_Collected data_
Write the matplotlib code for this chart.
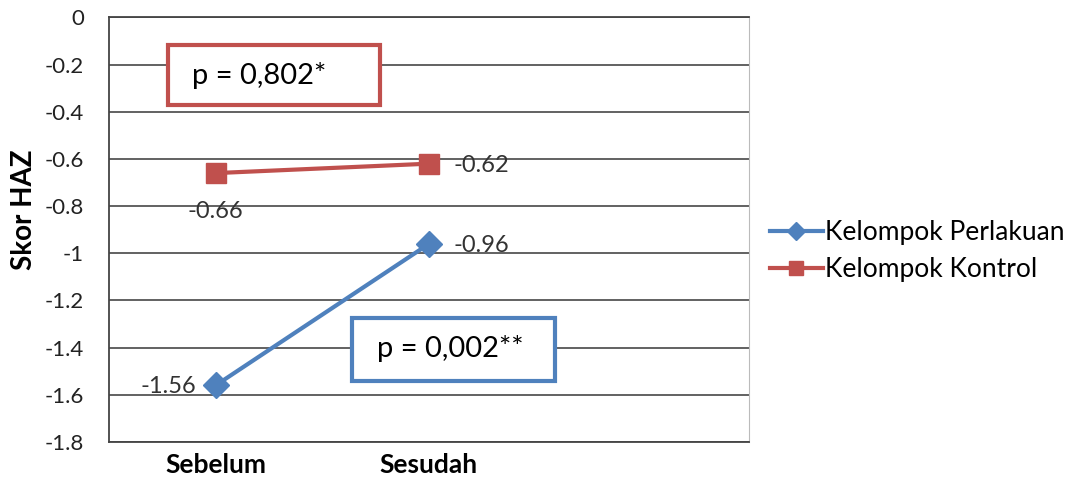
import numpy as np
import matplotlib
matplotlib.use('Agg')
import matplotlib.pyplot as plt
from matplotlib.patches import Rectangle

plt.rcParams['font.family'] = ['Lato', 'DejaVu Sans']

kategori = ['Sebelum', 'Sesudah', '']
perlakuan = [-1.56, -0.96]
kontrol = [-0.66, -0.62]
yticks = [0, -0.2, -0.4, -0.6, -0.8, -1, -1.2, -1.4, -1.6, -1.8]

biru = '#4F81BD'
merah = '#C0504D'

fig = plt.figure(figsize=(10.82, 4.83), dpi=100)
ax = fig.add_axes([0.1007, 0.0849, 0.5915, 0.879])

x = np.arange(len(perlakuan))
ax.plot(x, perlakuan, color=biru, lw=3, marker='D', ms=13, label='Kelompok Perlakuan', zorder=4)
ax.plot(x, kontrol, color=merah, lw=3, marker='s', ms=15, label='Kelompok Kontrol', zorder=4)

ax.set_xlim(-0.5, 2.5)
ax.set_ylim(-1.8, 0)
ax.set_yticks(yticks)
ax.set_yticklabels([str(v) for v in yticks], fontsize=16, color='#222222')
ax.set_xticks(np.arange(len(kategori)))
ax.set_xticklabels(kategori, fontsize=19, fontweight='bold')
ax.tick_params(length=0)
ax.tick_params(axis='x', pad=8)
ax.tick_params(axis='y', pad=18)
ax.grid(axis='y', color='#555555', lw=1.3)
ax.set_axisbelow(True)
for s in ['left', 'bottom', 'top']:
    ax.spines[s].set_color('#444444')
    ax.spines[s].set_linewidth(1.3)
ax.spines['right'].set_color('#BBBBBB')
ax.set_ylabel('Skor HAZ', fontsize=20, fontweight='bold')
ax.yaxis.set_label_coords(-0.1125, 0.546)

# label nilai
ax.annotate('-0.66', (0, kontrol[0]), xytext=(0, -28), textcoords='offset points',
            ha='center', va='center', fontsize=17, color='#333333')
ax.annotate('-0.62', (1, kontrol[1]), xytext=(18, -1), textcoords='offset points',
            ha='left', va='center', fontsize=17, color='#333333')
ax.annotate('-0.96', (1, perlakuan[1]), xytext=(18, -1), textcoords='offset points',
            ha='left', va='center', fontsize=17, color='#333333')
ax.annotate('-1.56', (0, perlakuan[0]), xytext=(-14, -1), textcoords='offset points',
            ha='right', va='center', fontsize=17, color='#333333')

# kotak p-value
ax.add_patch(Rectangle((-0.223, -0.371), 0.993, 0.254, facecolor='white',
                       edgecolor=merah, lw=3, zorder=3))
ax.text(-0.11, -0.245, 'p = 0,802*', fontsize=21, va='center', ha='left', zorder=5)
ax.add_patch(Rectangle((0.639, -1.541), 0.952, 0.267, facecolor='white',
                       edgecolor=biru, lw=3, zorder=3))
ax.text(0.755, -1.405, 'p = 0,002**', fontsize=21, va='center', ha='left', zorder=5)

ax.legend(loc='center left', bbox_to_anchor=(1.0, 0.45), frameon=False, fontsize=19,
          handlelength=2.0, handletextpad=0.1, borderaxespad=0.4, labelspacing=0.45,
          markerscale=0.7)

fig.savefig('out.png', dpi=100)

_Given instruction_
Which lines above contain the word "matplotlib"? Copy each of them.

_Result of this exercise_
Write the matplotlib code for this chart.
import matplotlib
matplotlib.use('Agg')
import matplotlib.pyplot as plt
from matplotlib.patches import Rectangle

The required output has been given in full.